第3次男女共同参画基本計画(中間整理)の「表現規制」について

電脳卓吾斎:第3次男女共同参画基本計画に、マンガやゲーム規制が盛り込まれる。はてなブックマークのコメントを見ていて、誤解が多いのではないかと思ったので書いてみる。

大もとの記事はこちらか。

「第3次男女共同参画基本計画(中間整理)」にて、児童ポルノ禁止法などによるマンガやアニメ、ゲームなどへの規制の提案が盛り込まれているのが判明しました。

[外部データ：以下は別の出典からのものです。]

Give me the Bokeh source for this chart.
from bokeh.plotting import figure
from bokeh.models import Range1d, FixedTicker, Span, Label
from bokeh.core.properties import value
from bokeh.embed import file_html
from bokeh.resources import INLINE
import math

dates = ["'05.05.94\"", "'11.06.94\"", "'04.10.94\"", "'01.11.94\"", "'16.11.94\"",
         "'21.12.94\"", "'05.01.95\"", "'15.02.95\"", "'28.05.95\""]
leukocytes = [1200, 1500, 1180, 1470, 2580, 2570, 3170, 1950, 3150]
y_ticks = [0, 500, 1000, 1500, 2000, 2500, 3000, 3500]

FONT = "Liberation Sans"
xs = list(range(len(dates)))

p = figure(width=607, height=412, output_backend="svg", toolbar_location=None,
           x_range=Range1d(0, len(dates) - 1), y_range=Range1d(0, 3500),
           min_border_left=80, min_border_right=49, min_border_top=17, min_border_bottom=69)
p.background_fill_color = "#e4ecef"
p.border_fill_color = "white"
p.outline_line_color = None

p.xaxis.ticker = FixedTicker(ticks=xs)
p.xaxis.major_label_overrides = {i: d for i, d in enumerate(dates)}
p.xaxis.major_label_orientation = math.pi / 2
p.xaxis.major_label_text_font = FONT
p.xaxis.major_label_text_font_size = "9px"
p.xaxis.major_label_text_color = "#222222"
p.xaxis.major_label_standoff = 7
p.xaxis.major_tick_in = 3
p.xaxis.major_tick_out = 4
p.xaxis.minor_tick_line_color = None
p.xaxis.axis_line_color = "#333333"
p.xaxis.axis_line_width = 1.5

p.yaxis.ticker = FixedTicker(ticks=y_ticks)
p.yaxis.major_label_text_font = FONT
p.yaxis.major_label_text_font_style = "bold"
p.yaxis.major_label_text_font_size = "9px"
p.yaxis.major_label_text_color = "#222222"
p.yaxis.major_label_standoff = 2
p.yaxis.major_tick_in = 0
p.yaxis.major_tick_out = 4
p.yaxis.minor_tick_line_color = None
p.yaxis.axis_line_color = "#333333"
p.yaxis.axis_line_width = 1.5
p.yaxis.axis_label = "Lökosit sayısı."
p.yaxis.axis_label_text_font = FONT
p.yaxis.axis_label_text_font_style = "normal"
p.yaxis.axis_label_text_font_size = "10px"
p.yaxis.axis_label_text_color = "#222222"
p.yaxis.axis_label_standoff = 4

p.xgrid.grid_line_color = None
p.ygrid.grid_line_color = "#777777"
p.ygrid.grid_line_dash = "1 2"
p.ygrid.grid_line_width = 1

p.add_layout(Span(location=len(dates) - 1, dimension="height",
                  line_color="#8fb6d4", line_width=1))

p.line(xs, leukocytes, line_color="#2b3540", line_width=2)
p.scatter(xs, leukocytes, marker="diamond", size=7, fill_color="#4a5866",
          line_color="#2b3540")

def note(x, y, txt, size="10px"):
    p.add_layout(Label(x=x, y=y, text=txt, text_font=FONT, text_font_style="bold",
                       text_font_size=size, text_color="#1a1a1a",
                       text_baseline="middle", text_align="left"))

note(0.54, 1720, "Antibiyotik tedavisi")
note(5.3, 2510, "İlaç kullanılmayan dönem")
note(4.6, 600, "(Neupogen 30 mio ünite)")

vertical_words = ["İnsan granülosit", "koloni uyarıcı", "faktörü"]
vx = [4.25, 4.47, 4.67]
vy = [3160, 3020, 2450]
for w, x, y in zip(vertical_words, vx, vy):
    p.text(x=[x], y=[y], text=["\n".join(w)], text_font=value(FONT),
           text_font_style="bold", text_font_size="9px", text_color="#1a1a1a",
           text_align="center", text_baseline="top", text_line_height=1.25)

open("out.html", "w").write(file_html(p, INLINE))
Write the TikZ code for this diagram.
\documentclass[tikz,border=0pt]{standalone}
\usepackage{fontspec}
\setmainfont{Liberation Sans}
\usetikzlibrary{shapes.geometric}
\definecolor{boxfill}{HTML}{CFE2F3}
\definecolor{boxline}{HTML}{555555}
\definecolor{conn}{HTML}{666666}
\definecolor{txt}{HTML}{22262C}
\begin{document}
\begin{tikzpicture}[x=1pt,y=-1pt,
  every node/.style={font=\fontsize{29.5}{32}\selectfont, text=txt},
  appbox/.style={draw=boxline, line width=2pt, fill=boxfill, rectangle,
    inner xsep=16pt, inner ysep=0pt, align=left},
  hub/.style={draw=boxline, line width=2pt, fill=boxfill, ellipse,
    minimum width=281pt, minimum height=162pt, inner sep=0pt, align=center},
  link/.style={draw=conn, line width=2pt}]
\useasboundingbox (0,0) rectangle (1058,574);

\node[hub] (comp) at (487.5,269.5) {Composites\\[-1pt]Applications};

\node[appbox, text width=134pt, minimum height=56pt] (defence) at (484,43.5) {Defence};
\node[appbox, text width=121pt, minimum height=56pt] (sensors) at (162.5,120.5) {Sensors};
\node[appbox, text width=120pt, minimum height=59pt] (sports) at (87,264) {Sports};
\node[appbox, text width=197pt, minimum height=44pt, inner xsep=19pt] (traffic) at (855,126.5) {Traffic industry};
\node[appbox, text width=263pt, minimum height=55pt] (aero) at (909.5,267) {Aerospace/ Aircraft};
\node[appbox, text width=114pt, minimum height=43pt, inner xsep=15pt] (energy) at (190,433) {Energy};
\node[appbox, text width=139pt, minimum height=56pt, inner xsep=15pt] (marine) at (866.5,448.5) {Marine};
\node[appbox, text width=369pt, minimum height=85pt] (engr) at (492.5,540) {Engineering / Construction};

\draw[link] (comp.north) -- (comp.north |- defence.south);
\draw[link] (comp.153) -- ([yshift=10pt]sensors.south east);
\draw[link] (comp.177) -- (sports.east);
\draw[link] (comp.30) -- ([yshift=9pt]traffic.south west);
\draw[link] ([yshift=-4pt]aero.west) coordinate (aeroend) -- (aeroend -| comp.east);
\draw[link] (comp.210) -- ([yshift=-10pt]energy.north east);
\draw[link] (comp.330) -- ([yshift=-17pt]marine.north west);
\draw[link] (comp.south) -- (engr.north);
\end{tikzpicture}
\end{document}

第3次男女共同参画基本計画(中間整理)案に創作物規制案が!: 弁護士山口貴士大いに語る

ここで言われている「規制」とは何なのか?第3次男女共同参画基本計画(中間整理)で規制についてふれている部分のうち、例として第8分野 女性に対するあらゆる暴力の根絶 8 メディアにおける性・暴力表現への対応(p.41)から一部抜粋。

(2) 具体的な取組
(4) メディア産業の性・暴力表現の規制に係る自主的取組の促進、DVDやビデオ、パソコンゲーム等バーチャルな分野における性・暴力表現の規制を含めた対策の在り方を検討する。

額面どおりに受け取れば、業界の自主規制の促進と規制を含めた対策の在り方を検討するとは書いてあるが、ただちに法規制するとは書いていない。法規制を想定している項目については、全く別の表現になっている。第4分野 雇用等の分野における男女の均等な機会と待遇の確保ポジティブ・アクションの推進(p.21)から抜粋。

(2) 具体的な取組
(4) 公共調達において、労働関係等各種法令の遵守のみならず、賃金も含めた適正な労働条件の確保、男女共同参画への積極的な取組等を受託企業の条件とすることについて、法整備を検討する。

法的な規制を想定している項目については「法整備を検討」(あるいは類似の表現)が使われている。経緯を見守る必要はあるし、「業界の自主規制の促進」が問題と考える人もいるだろう。ただし、「政府が表現規制に突き進んでいる」と考えるのは誤解といっていいのではないか。東京都の条例と違って、むしろ慎重さが感じられる。額面どおり受け取れば。

第3次男女共同参画基本計画の全体については歓迎すべき内容だと考えている。何度も書いてしまったが「額面どおり受け取りたい」のだ。